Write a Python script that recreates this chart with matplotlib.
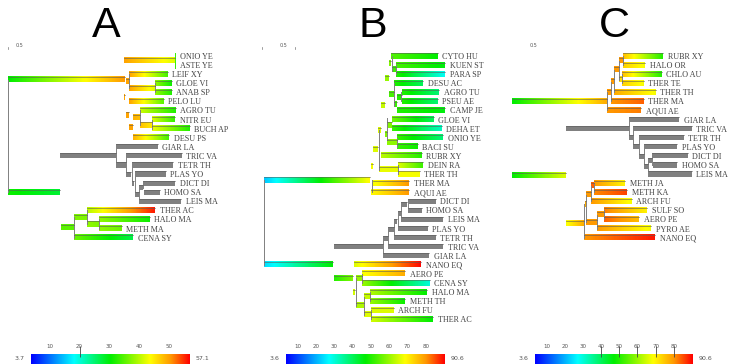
import matplotlib.pyplot as plt
import numpy as np
from matplotlib.colors import LinearSegmentedColormap, Normalize
from matplotlib.patches import Rectangle

# branch colour scale: blue -> cyan -> green -> yellow -> orange -> red
SCALE = LinearSegmentedColormap.from_list(
    "gc_scale",
    [(0.0, "#0000ff"), (0.27, "#00ffff"), (0.5, "#00ee00"),
     (0.75, "#ffff00"), (0.88, "#ff9900"), (1.0, "#ff0000")],
)

# value ranges of the three colour bars
RANGE_A = (3.7, 57.1)
RANGE_B = (3.6, 90.6)
RANGE_C = (3.6, 90.6)
TICKS_A = [10, 20, 30, 40, 50]
TICKS_B = [10, 20, 30, 40, 50, 60, 70, 80]
TICKS_C = [10, 20, 30, 40, 50, 60, 70, 80]
MARKS_A = [20]
MARKS_B = []
MARKS_C = [40, 50, 60, 70, 80]

# leaf branches: (name, row, start, end, value at start, value at end); None = no value (grey)
A_leaves = [
    ("ONIO YE", 0, 175, 175, 40, 40),
    ("ASTE YE", 1, 175, 175, 40, 40),
    ("LEIF XY", 2, 129, 168, 50, 34),
    ("GLOE VI", 3, 155, 172, 38, 31),
    ("ANAB SP", 4, 155, 172, 38, 32),
    ("PELO LU", 5, 129, 164, 50, 35),
    ("AGRO TU", 6, 140, 176, 41, 32),
    ("NITR EU", 7, 152, 175, 42, 33),
    ("BUCH AP", 8, 152, 190, 43, 32),
    ("DESU PS", 9, 133, 169, 49, 34),
    ("GIAR LA", 10, 116, 158, None, None),
    ("TRIC VA", 11, 126, 182, None, None),
    ("TETR TH", 12, 132, 173, None, None),
    ("PLAS YO", 13, 135, 166, None, None),
    ("DICT DI", 14, 143, 175, None, None),
    ("HOMO SA", 15, 144, 160, None, None),
    ("LEIS MA", 16, 139, 181, None, None),
    ("THER AC", 17, 87, 155, 40, 56),
    ("HALO MA", 18, 99, 150, 38, 31),
    ("METH MA", 19, 99, 122, 38, 36),
    ("CENA SY", 20, 74, 133, 36, 27),
]
# internal branches: (row, start, end, value at start, value at end)
A_inner = [
    (0.5, 124, 175, 50, 42),
    (2.6, 8, 125, 30.4, 50.5),
    (2.85, 126, 129, 50, 50),
    (3.55, 129, 155, 50, 42),
    (4.6, 123.5, 124.5, 50, 50),
    (6.5, 126, 129, 50, 50),
    (6.8, 133, 140, 49, 48),
    (7.6, 140, 152, 48, 45),
    (7.9, 129, 133, 50, 50),
    (11, 60, 116, None, None),
    (12, 116, 126, None, None),
    (13.1, 126, 131, None, None),
    (14, 132, 134, None, None),
    (14.5, 139, 143, None, None),
    (15, 8, 60, 31, 28),
    (15.25, 135, 139, None, None),
    (17.75, 74, 87, 37, 37),
    (18.5, 87, 99, 38, 37),
    (18.85, 61, 74, 35, 35),
]
# vertical connectors: (x, first row, last row, value)
A_links = [
    (8, 2.6, 15, None), (175, -0.3, 1.3, 33), (155, 3, 4, None),
    (152, 7, 8, None), (140, 6, 7.6, None), (129, 2, 3.55, None),
    (116, 10, 12, None), (126, 11, 13.1, None), (132, 12, 14, None),
    (135, 13, 15.25, None), (143, 14, 14.5, None), (139, 14.5, 16, None),
    (87, 17, 18.5, None), (99, 18, 19, None), (74, 17.75, 20, None),
]

B_leaves = [
    ("CYTO HU", 0, 141, 188, 54, 47),
    ("KUEN ST", 1, 146, 195, 53, 46),
    ("PARA SP", 2, 146, 195, 50, 28),
    ("DESU AC", 3, 144, 173, 50, 40),
    ("AGRO TU", 4, 152, 189, 50, 38),
    ("PSEU AE", 5, 152, 188, 50, 38),
    ("CAMP JE", 6, 147, 195, 50, 46),
    ("GLOE VI", 7, 142, 184, 57, 40),
    ("DEHA ET", 8, 142, 192, 52, 32),
    ("ONIO YE", 9, 147, 193, 52, 38),
    ("BACI SU", 10, 147, 168, 52, 48),
    ("RUBR XY", 11, 131, 172, 63, 50),
    ("DEIN RA", 12, 148, 173, 66, 52),
    ("THER TH", 13, 148, 170, 68, 68),
    ("THER MA", 14, 123, 159, 68, 80),
    ("AQUI AE", 15, 121, 159, 69, 80),
    ("DICT DI", 16, 158, 186, None, None),
    ("HOMO SA", 17, 158, 172, None, None),
    ("LEIS MA", 18, 151, 193, None, None),
    ("PLAS YO", 19, 148, 178, None, None),
    ("TETR TH", 20, 144, 186, None, None),
    ("TRIC VA", 21, 138, 193, None, None),
    ("GIAR LA", 22, 133, 179, None, None),
    ("NANO EQ", 23, 104, 171, 66, 90),
    ("AERO PE", 24, 112, 155, 68, 78),
    ("CENA SY", 25, 112, 180, 60, 30),
    ("HALO MA", 26, 120, 177, 62, 47),
    ("METH TH", 27, 120, 155, 60, 48),
    ("ARCH FU", 28, 121, 144, 66, 66),
    ("THER AC", 29, 121, 183, 65, 47),
]
B_inner = [
    (13.66, 14, 120, 22, 69),
    (23, 14, 83, 24, 47),
    (24.5, 84, 103, 50, 58),
    (24.5, 106, 112, 60, 60),
    (26, 103, 105, 65, 65),
    (26.5, 114, 120, 64, 64),
    (27.5, 106, 114, 62, 62),
    (28.5, 114, 121, 66, 66),
    (16.4, 151, 157, None, None),
    (17.3, 148, 151, None, None),
    (18.2, 144, 147, None, None),
    (19.1, 138, 144, None, None),
    (20.05, 133, 138, None, None),
    (21, 84, 133, None, None),
    (0.8, 139, 141, 58, 58),
    (1.5, 142, 146, 52, 52),
    (2.5, 135, 139, 60, 60),
    (4.2, 139, 144, 53, 53),
    (4.6, 147, 152, 50, 50),
    (5.3, 144, 147, 52, 52),
    (5.5, 131, 135, 64, 64),
    (7.6, 137, 142, 58, 58),
    (8.2, 128, 131, 66, 66),
    (8.6, 135, 137, 58, 58),
    (9.5, 137, 147, 59, 59),
    (10.3, 123, 128, 66, 66),
    (12.2, 121, 123, 68, 68),
    (12.5, 129, 148, 67, 67),
]
B_links = [
    (14, 13.66, 23, None), (142, 0, 1.7, None), (146, 1, 2, None),
    (144, 3, 5.5, None), (151, 4, 5, None), (137, 6.8, 9.3, None),
    (129, 8.2, 12.6, None), (147, 9, 10, None), (148, 12, 13, None),
    (122, 13.66, 15, None),
    (133, 20, 22, None), (138, 19.1, 21, None), (144, 18.2, 20, None),
    (148, 17.3, 19, None), (151, 16.4, 18, None), (158, 16, 17, None),
    (106, 24.5, 27.5, None), (112, 24, 25, None), (114, 26.5, 28.5, None),
    (120, 26, 27, None), (121, 28, 29, None),
]

C_leaves = [
    ("RUBR XY", 0, 123, 163, 76, 50),
    ("HALO OR", 1, 123, 145, 74, 68),
    ("CHLO AU", 2, 122, 162, 76, 50),
    ("THER TE", 3, 122, 144, 74, 68),
    ("THER TH", 4, 114, 156, 78, 68),
    ("THER MA", 5, 111, 144, 80, 84),
    ("AQUI AE", 6, 107, 141, 80, 82),
    ("GIAR LA", 7, 129, 179, None, None),
    ("TRIC VA", 8, 133, 192, None, None),
    ("TETR TH", 9, 139, 184, None, None),
    ("PLAS YO", 10, 144, 177, None, None),
    ("DICT DI", 11, 152, 188, None, None),
    ("HOMO SA", 12, 153, 177, None, None),
    ("LEIS MA", 13, 148, 192, None, None),
    ("METH JA", 14, 94, 125, 80, 70),
    ("METH KA", 15, 94, 127, 81, 86),
    ("ARCH FU", 16, 91, 132, 80, 68),
    ("SULF SO", 17, 104, 147, 82, 70),
    ("AERO PE", 18, 104, 139, 84, 76),
    ("PYRO AE", 19, 97, 151, 80, 68),
    ("NANO EQ", 20, 84, 155, 80, 89),
]
C_inner = [
    (0.5, 119, 123, 80, 80),
    (1.5, 114, 119, 80, 80),
    (2.6, 119, 122, 72, 72),
    (2.85, 111, 114, 80, 80),
    (4, 107, 111, 80, 80),
    (5, 12, 107, 47, 78),
    (8, 66, 129, None, None),
    (9, 129, 133, None, None),
    (10, 133, 139, None, None),
    (11.1, 139, 144, None, None),
    (11.5, 148, 152, None, None),
    (12.2, 144, 148, None, None),
    (13.2, 12, 66, 47, 66),
    (14.3, 91, 94, 84, 84),
    (15.3, 86, 91, 80, 80),
    (16.3, 85, 86, 78, 78),
    (17.5, 97, 104, 80, 80),
    (18.4, 66, 84, 68, 78),
    (18.3, 86, 97, 80, 80),
]
C_links = [
    (123, 0, 1, None), (119, 0.5, 2.6, None), (114, 1.5, 4, None),
    (122, 2, 3, None), (111, 2.85, 5, None), (107, 4, 6, None),
    (129, 7, 9, None), (133, 8, 10, None), (139, 9, 11.1, None),
    (144, 10, 12.2, None), (148, 11.5, 13, None), (152, 11, 12, None),
    (84, 16.3, 20, None), (94, 14, 15, None), (91, 14.3, 16, None),
    (86, 15.3, 18.3, None), (104, 17, 18, None), (97, 17.5, 19, None),
]

W, H = 730, 364          # canvas in pixels
ROW0, ROW_H = 56, 9.08   # first leaf row and row spacing, pixels
BAR_H = 0.56             # branch thickness in rows
GREY = "#808080"
EDGE = "#5a5a5a"
LABEL_FONT = ["Liberation Serif", "DejaVu Serif"]

fig = plt.figure(figsize=(W / 100, H / 100), dpi=100)


def tree_axes(left, width):
    ax = fig.add_axes([left / W, 0, width / W, 1])
    ax.set_xlim(0, width)
    ax.set_ylim((H - ROW0) / ROW_H, -ROW0 / ROW_H)
    ax.axis("off")
    return ax


def draw_branch(ax, norm, row, x0, x1, c0, c1):
    if x1 <= x0:
        return
    top, bottom = row - BAR_H / 2, row + BAR_H / 2
    if c0 is None:
        ax.add_patch(Rectangle((x0, top), x1 - x0, BAR_H, color=GREY, lw=0))
    else:
        grad = np.linspace(c0, c1, 64)[None, :]
        ax.imshow(grad, cmap=SCALE, norm=norm, extent=(x0, x1, bottom, top),
                  aspect="auto", interpolation="bilinear")
    ax.plot([x0, x1], [top, top], color=EDGE, lw=0.5, alpha=0.8)


def draw_tree(left, width, vrange, leaves, inner, links):
    ax = tree_axes(left, width)
    norm = Normalize(*vrange)
    for x, r0, r1, c in links:
        col = GREY if c is None else SCALE(norm(c))
        ax.plot([x, x], [r0, r1], color=col, lw=0.7)
    for row, x0, x1, c0, c1 in inner:
        draw_branch(ax, norm, row, x0, x1, c0, c1)
    for name, row, x0, x1, c0, c1 in leaves:
        draw_branch(ax, norm, row, x0, x1, c0, c1)
        ax.text(x1 + 4.5, row, name, fontsize=5.9, family=LABEL_FONT,
                color="#444444", ha="left", va="center_baseline")
    ax.set_xlim(0, width)
    ax.set_ylim((H - ROW0) / ROW_H, -ROW0 / ROW_H)
    return ax


def scale_bar(ax, text_x, ticks):
    ax.text(text_x, -1.2, "0.5", fontsize=3.5, color="#555555",
            ha="center", va="center")
    for x in ticks:
        ax.plot([x, x], [-1.0, -0.8], color="#777777", lw=0.5)


def colour_bar(left, right, vrange, ticks, marks):
    ax = fig.add_axes([left / W, 1 - 363.5 / H, (right - left) / W, 9.5 / H])
    ax.imshow(np.linspace(vrange[0], vrange[1], 256)[None, :], cmap=SCALE,
              norm=Normalize(*vrange), extent=(vrange[0], vrange[1], 0, 1),
              aspect="auto")
    ax.set_xlim(*vrange)
    ax.set_ylim(0, 1)
    ax.xaxis.tick_top()
    ax.set_xticks(ticks)
    ax.tick_params(axis="x", length=0, pad=3.5, labelsize=4, labelcolor="#555555")
    ax.set_yticks([])
    for s in ax.spines.values():
        s.set_visible(False)
    if marks:
        ax.vlines(marks, 0.65, 1.8, color="#444444", lw=0.6, clip_on=False)
    ax.annotate(f"{vrange[0]}", (0, 0.5), xycoords="axes fraction",
                xytext=(-5, 0), textcoords="offset points", ha="right",
                va="center", fontsize=4.5, color="#555555")
    ax.annotate(f"{vrange[1]}", (1, 0.5), xycoords="axes fraction",
                xytext=(4, 0), textcoords="offset points", ha="left",
                va="center", fontsize=4.5, color="#555555")


ax_a = draw_tree(0, 250, RANGE_A, A_leaves, A_inner, A_links)
ax_b = draw_tree(250, 250, RANGE_B, B_leaves, B_inner, B_links)
ax_c = draw_tree(500, 230, RANGE_C, C_leaves, C_inner, C_links)
scale_bar(ax_a, 20, [8])
scale_bar(ax_b, 33, [12, 45])
scale_bar(ax_c, 33, [])

for x, letter in [(106, "A"), (373, "B"), (614, "C")]:
    fig.text(x / W, 1 - 26 / H, letter, fontsize=31, ha="center", va="center",
             family=["Liberation Sans", "DejaVu Sans"])

colour_bar(31, 190, RANGE_A, TICKS_A, MARKS_A)
colour_bar(286, 445, RANGE_B, TICKS_B, MARKS_B)
colour_bar(535, 693, RANGE_C, TICKS_C, MARKS_C)

fig.savefig("out.png", dpi=100)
· · · · ·
**EXERCISE REQUIREMENTS**
Up to and including the line with "MARKS_C = [40, 50, 60, 70, 80]", copy the data above from its first line. Skip pictures.

**PROBLEM SOLUTION**
Write a Python script that recreates this chart with matplotlib.
import matplotlib.pyplot as plt
import numpy as np
from matplotlib.colors import LinearSegmentedColormap, Normalize
from matplotlib.patches import Rectangle

# branch colour scale: blue -> cyan -> green -> yellow -> orange -> red
SCALE = LinearSegmentedColormap.from_list(
    "gc_scale",
    [(0.0, "#0000ff"), (0.27, "#00ffff"), (0.5, "#00ee00"),
     (0.75, "#ffff00"), (0.88, "#ff9900"), (1.0, "#ff0000")],
)

# value ranges of the three colour bars
RANGE_A = (3.7, 57.1)
RANGE_B = (3.6, 90.6)
RANGE_C = (3.6, 90.6)
TICKS_A = [10, 20, 30, 40, 50]
TICKS_B = [10, 20, 30, 40, 50, 60, 70, 80]
TICKS_C = [10, 20, 30, 40, 50, 60, 70, 80]
MARKS_A = [20]
MARKS_B = []
MARKS_C = [40, 50, 60, 70, 80]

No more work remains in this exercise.